PROBLEM REQUIREMENTS: Return all lines in the material below that contain "React".

PROVIDED RECORDS:
::::::::::

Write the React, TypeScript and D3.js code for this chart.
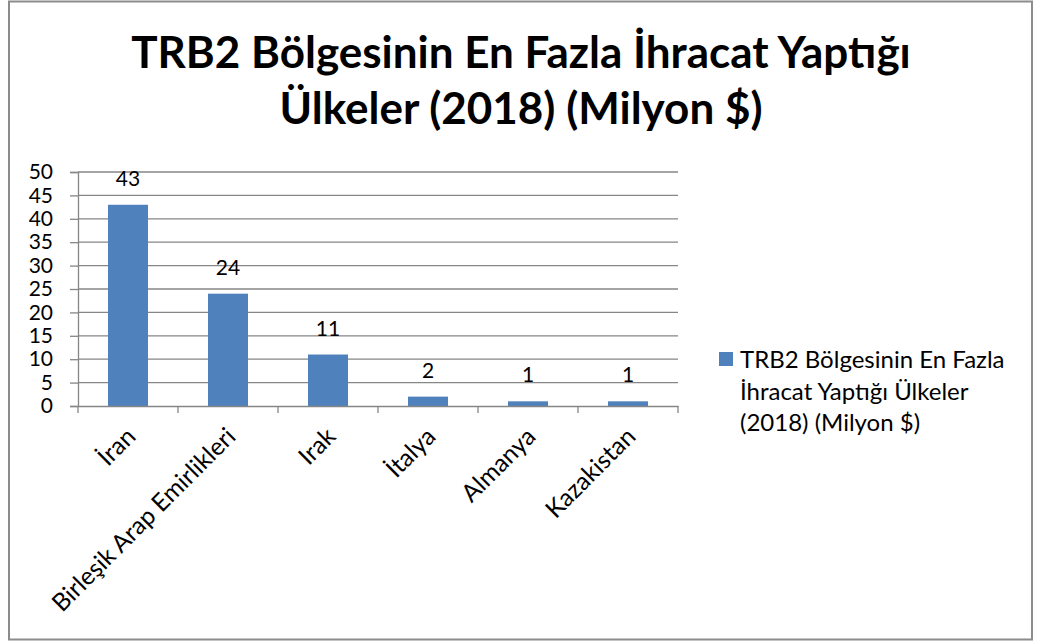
import React, { useRef, useEffect } from "react";
import * as d3 from "d3";

const countries = ["İran", "Birleşik Arap Emirlikleri", "Irak", "İtalya", "Almanya", "Kazakistan"];
const exports2018 = [43, 24, 11, 2, 1, 1];
const yTicks = [0, 5, 10, 15, 20, 25, 30, 35, 40, 45, 50];
const titleLines = ["TRB2 Bölgesinin En Fazla İhracat Yaptığı", "Ülkeler (2018) (Milyon $)"];
const legendLines = ["TRB2 Bölgesinin En Fazla", "İhracat Yaptığı Ülkeler", "(2018) (Milyon $)"];

const FONT = "Lato, 'Open Sans', sans-serif";
const BLUE = "#4f81bd";

export default function App() {
  const svgRef = useRef<SVGSVGElement>(null);

  useEffect(() => {
    document.body.style.margin = "0";
    const svg = d3.select(svgRef.current);
    svg.selectAll("*").remove();

    const W = 1038, H = 643;
    svg.attr("width", W).attr("height", H).style("display", "block");

    // outer frame
    svg.append("rect")
      .attr("x", 9).attr("y", 1.5)
      .attr("width", 1023).attr("height", 638)
      .attr("fill", "white")
      .attr("stroke", "#8c8c8c")
      .attr("stroke-width", 2);

    // title
    svg.append("g").selectAll("text")
      .data(titleLines)
      .enter().append("text")
      .attr("x", 521)
      .attr("y", (d, i) => 68 + i * 56)
      .attr("text-anchor", "middle")
      .style("font-family", FONT)
      .style("font-weight", "bold")
      .style("font-size", "44px")
      .attr("fill", "black")
      .text(d => d);

    const left = 78, right = 678, top = 172, bottom = 406;

    const x = d3.scaleBand().domain(countries).range([left, right]).paddingInner(0).paddingOuter(0);
    const y = d3.scaleLinear().domain([0, 50]).range([bottom, top]);

    // gridlines
    svg.append("g").selectAll("line")
      .data(yTicks.filter(t => t > 0))
      .enter().append("line")
      .attr("x1", left).attr("x2", right)
      .attr("y1", d => y(d)).attr("y2", d => y(d))
      .attr("stroke", "#868686").attr("stroke-width", 1.3);

    // y axis
    const yAxis = svg.append("g")
      .attr("transform", `translate(${left},0)`)
      .call(d3.axisLeft(y).tickValues(yTicks).tickSize(8).tickPadding(17));
    yAxis.select(".domain").attr("stroke", "#868686").attr("stroke-width", 1.3);
    yAxis.selectAll(".tick line").attr("stroke", "#868686").attr("stroke-width", 1.3);
    yAxis.selectAll("text")
      .attr("fill", "black")
      .style("font-family", FONT)
      .style("font-size", "21px");

    // bars
    const barW = 40;
    svg.append("g").selectAll("rect")
      .data(countries)
      .enter().append("rect")
      .attr("x", d => (x(d) as number) + x.bandwidth() / 2 - barW / 2)
      .attr("y", (d, i) => y(exports2018[i]))
      .attr("width", barW)
      .attr("height", (d, i) => bottom - y(exports2018[i]))
      .attr("fill", BLUE);

    // value labels
    svg.append("g").selectAll("text")
      .data(countries)
      .enter().append("text")
      .attr("x", d => (x(d) as number) + x.bandwidth() / 2)
      .attr("y", (d, i) => y(exports2018[i]) - 19)
      .attr("text-anchor", "middle")
      .style("font-family", FONT)
      .style("font-size", "21px")
      .attr("fill", "black")
      .text((d, i) => exports2018[i]);

    // x axis
    const xAxis = svg.append("g")
      .attr("transform", `translate(0,${bottom})`)
      .call(d3.axisBottom(x).tickSize(0).tickFormat(() => ""));
    xAxis.select(".domain").attr("stroke", "#868686").attr("stroke-width", 1.3);
    const bounds = [left, ...countries.map(c => (x(c) as number) + x.bandwidth())];
    svg.append("g").selectAll("line")
      .data(bounds)
      .enter().append("line")
      .attr("x1", d => d).attr("x2", d => d)
      .attr("y1", bottom).attr("y2", bottom + 7)
      .attr("stroke", "#868686").attr("stroke-width", 1.3);

    // rotated category labels
    svg.append("g").selectAll("text")
      .data(countries)
      .enter().append("text")
      .attr("transform", d => `translate(${(x(d) as number) + x.bandwidth() / 2 + 3},${bottom + 26}) rotate(-45)`)
      .attr("text-anchor", "end")
      .attr("dy", "0.35em")
      .style("font-family", FONT)
      .style("font-size", "24.5px")
      .attr("fill", "black")
      .text(d => d);

    // legend
    const legend = svg.append("g").attr("transform", "translate(719,352)");
    legend.append("rect")
      .attr("x", 0).attr("y", 0)
      .attr("width", 14).attr("height", 14)
      .attr("fill", BLUE);
    legend.selectAll("text")
      .data(legendLines)
      .enter().append("text")
      .attr("x", 21)
      .attr("y", (d, i) => 16 + i * 31.5)
      .style("font-family", FONT)
      .style("font-size", "24px")
      .attr("fill", "black")
      .text(d => d);
  }, []);

  return <svg ref={svgRef}></svg>;
}
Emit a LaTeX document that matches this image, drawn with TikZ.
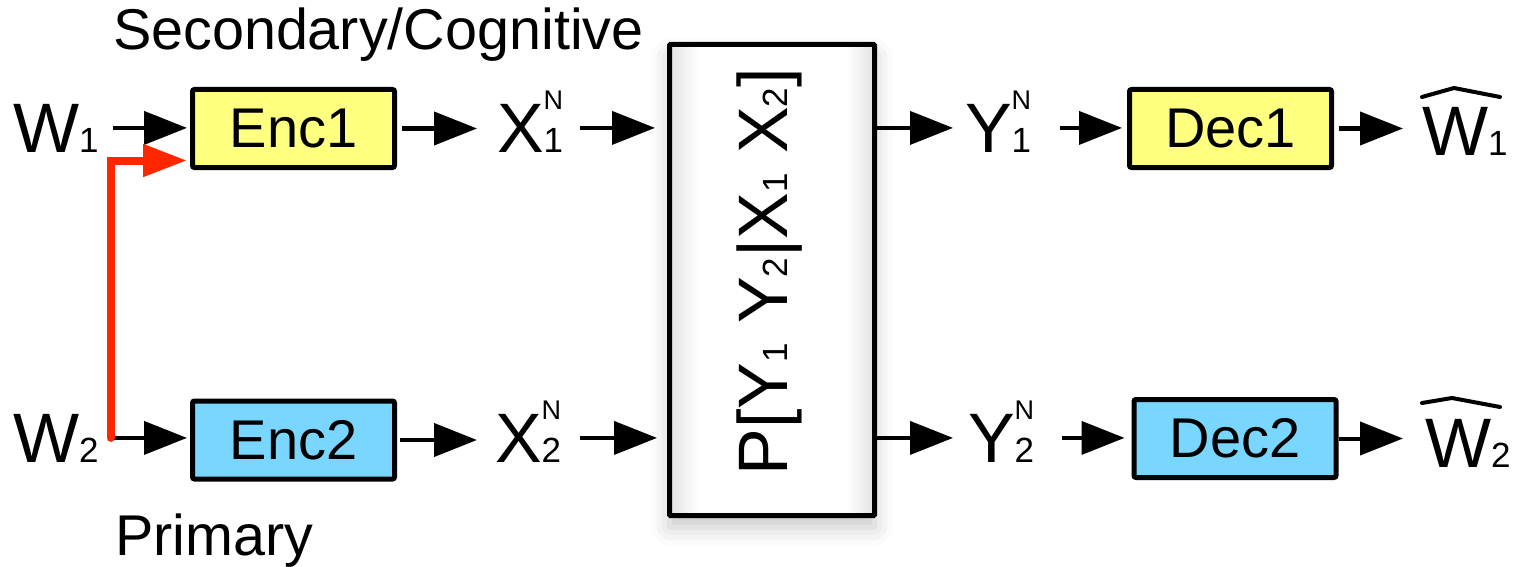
\documentclass[tikz,border=0pt]{standalone}
\usepackage{fontspec}
\setmainfont{Liberation Sans}
\usetikzlibrary{arrows.meta,shadows.blur,calc}
\definecolor{encyellow}{RGB}{255,255,128}
\definecolor{encblue}{RGB}{120,214,255}
\definecolor{arrred}{RGB}{255,38,0}
\pgfdeclarehorizontalshading{vignette}{100bp}{%
  color(0bp)=(black!11); color(25bp)=(black!11); color(32bp)=(white);
  color(68bp)=(white); color(75bp)=(black!11); color(100bp)=(black!11)}
\newcommand{\fs}[1]{\fontsize{#1}{#1}\selectfont}
\newcommand{\sbx}[1]{{\fs{35}#1}}
\newcommand{\supsub}[2]{\smash{\rlap{\raisebox{43pt}{\fs{27}#1}}}{\fs{35}#2}}
\begin{document}
\begin{tikzpicture}[x=1pt,y=-1pt,
  every node/.style={inner sep=0pt, outer sep=0pt},
  txt/.style={font=\fs{70}, anchor=base west},
  lab/.style={font=\fs{57.5}, anchor=base west},
  box/.style={draw=black, line width=5pt, rounded corners=2pt, font=\fs{56},
              minimum width=202pt, minimum height=78pt},
  yel/.style={box, fill=encyellow},
  blu/.style={box, fill=encblue},
  arr/.style={line width=4pt, -{Triangle[length=43pt,width=33pt]}},
  redarr/.style={line width=8pt, draw=arrred, line cap=round, line join=miter,
                 -{Triangle[length=44pt,width=31pt]}},
  hat/.style={line width=4pt, line join=round, line cap=round},
]
\useasboundingbox (0,0) rectangle (1522,567);

% labels
\node[lab] (sec) at (113,50) {Secondary/Cognitive};
\node[lab] (pri) at (115,555) {Primary};

% text nodes
\node[txt] (wone) at (13,152) {W\sbx{1}};
\node[txt] (wtwo) at (13,462) {W\sbx{2}};
\node[txt] (xone) at (497,152) {X\supsub{N}{1}};
\node[txt] (xtwo) at (495,462) {X\supsub{N}{2}};
\node[txt] (yone) at (965,152) {Y\supsub{N}{1}};
\node[txt] (ytwo) at (968,462) {Y\supsub{N}{2}};
\node[txt] (whone) at (1422,155) {W\sbx{1}};
\node[txt] (whtwo) at (1425,467) {W\sbx{2}};

% hats
\draw[hat] ($(whone.base west)+(0,-58)$) -- ($(whone.base west)+(32,-67)$) -- ($(whone.base west)+(78,-58)$);
\draw[hat] ($(whtwo.base west)+(-3,-64)$) -- ($(whtwo.base west)+(27,-69)$) -- ($(whtwo.base west)+(75,-60)$);

% boxes
\node[yel] (encone) at (293.5,128.5) {Enc1};
\node[blu] (enctwo) at (293.5,440) {Enc2};
\node[yel] (decone) at (1230.5,128.5) {Dec1};
\node[blu] (dectwo) at (1235,438.5) {Dec2};

% channel
\node[draw=black, line width=5pt, rounded corners=1pt, minimum width=205pt, minimum height=471pt,
      shading=vignette,
      blur shadow={shadow xshift=0pt, shadow yshift=-12pt, shadow blur radius=18pt, shadow opacity=22}]
      (chan) at (772,280) {};
\node[rotate=90, font=\fs{70}] (chantext) at (770,272)
      {P[Y\sbx{1} Y\sbx{2}|X\sbx{1} X\sbx{2}]};

% arrows row 1
\draw[arr, shorten <=14pt, shorten >=5.5pt] (wone.east) -- (wone.east -| encone.west);
\draw[arr, shorten <=7.5pt, shorten >=20pt] (encone.east) -- (encone.east -| xone.west);
\draw[arr, shorten <=17pt, shorten >=14.5pt] (xone.east) -- (xone.east -| chan.west);
\draw[arr, shorten <=2.5pt, shorten >=12pt] (chan.east |- yone.west) -- (yone.west);
\draw[arr, shorten <=29pt, shorten >=7.5pt] (yone.east) -- (yone.east -| decone.west);
\draw[arr, shorten <=7.5pt, shorten >=19pt] (decone.east) -- (decone.east -| whone.west);
% arrows row 2
\draw[arr, shorten <=14pt, shorten >=5.5pt] (wtwo.east) -- (wtwo.east -| enctwo.west);
\draw[arr, shorten <=5.5pt, shorten >=18pt] (enctwo.east) -- (enctwo.east -| xtwo.west);
\draw[arr, shorten <=19pt, shorten >=12.5pt] (xtwo.east) -- (xtwo.east -| chan.west);
\draw[arr, shorten <=2.5pt, shorten >=15pt] (chan.east |- ytwo.west) -- (ytwo.west);
\draw[arr, shorten <=28pt, shorten >=9.5pt] (ytwo.east) -- (ytwo.east -| dectwo.west);
\draw[arr, shorten <=2.5pt, shorten >=22pt] (dectwo.east) -- (dectwo.east -| whtwo.west);

% red cognitive link
\draw[redarr, shorten >=5.5pt] ($(wtwo.east)+(12,0)$) |- ($(encone.west)+(0,32)$);
\end{tikzpicture}
\end{document}
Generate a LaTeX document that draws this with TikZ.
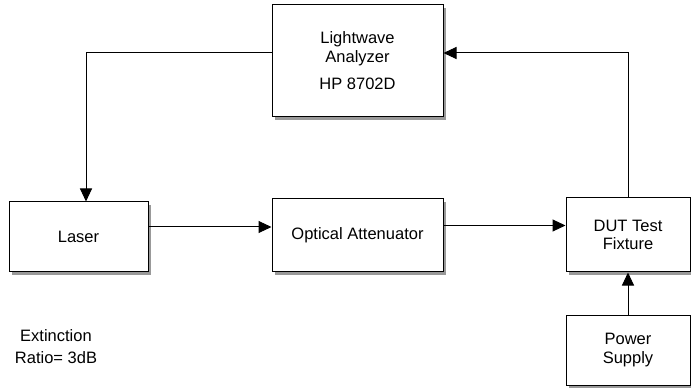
\documentclass[tikz,border=0pt]{standalone}
\usepackage{fontspec}
\setmainfont{Liberation Sans}
\usetikzlibrary{arrows.meta,shadows}

\begin{document}
\begin{tikzpicture}[x=1pt, y=-1pt, >={Triangle[length=13pt,width=12pt]},
    line width=1pt,
    block/.style={draw, fill=white, align=center,
        font=\fontsize{16.5}{18.5}\selectfont,
        drop shadow={shadow xshift=3pt, shadow yshift=-3pt, fill=gray!80, opacity=1}}]

    \useasboundingbox (0,0) rectangle (691,390);

    % Blocks
    \node[block, minimum width=171pt, minimum height=112pt] (lw) at (357.5,61)
        {Lightwave\\Analyzer\\[9pt]HP 8702D};
    \node[block, minimum width=139pt, minimum height=70pt] (laser) at (78.5,237) {Laser};
    \node[block, minimum width=171pt, minimum height=73pt] (atten) at (357.5,235.5)
        {Optical Attenuator};
    \node[block, minimum width=124pt, minimum height=74pt] (dut) at (628,235)
        {DUT Test\\Fixture};
    \node[block, minimum width=124pt, minimum height=70pt] (pwr) at (628,350)
        {Power\\Supply};

    % Note
    \node[align=center, font=\fontsize{16.5}{22}\selectfont] (note) at (56,347)
        {Extinction\\Ratio= 3dB};

    % Optical path
    \draw[->] ([yshift=10pt]laser.east) -- ([yshift=10pt]laser.east -| atten.west);
    \draw[->] ([yshift=10pt]atten.east) -- ([yshift=10pt]atten.east -| dut.west);

    % Analyzer loop
    \draw[->] ([yshift=8pt]lw.west) -| ([xshift=7.5pt]laser.north);
    \draw[->] (dut.north) |- ([yshift=8pt]lw.east);

    % Supply
    \draw[->] (pwr.north) -- (dut.south);

\end{tikzpicture}
\end{document}
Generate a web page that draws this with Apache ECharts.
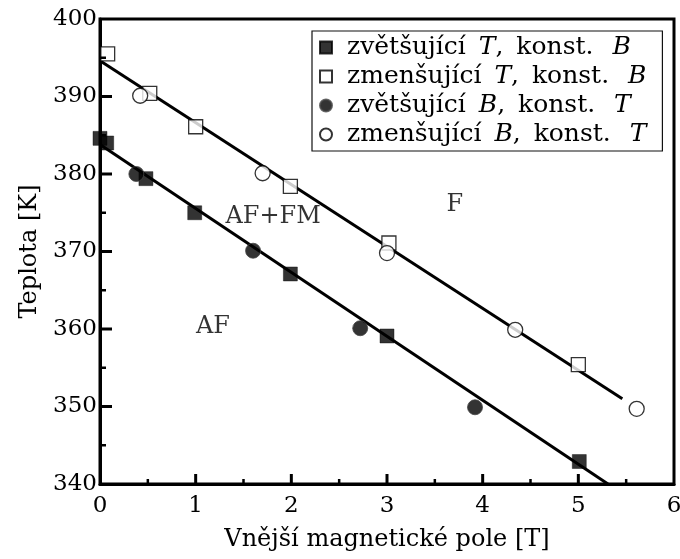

::::::::::

RESULT OF THE EXERCISE:
Write the React, TypeScript and D3.js code for this chart.
import React, { useRef, useEffect } from "react";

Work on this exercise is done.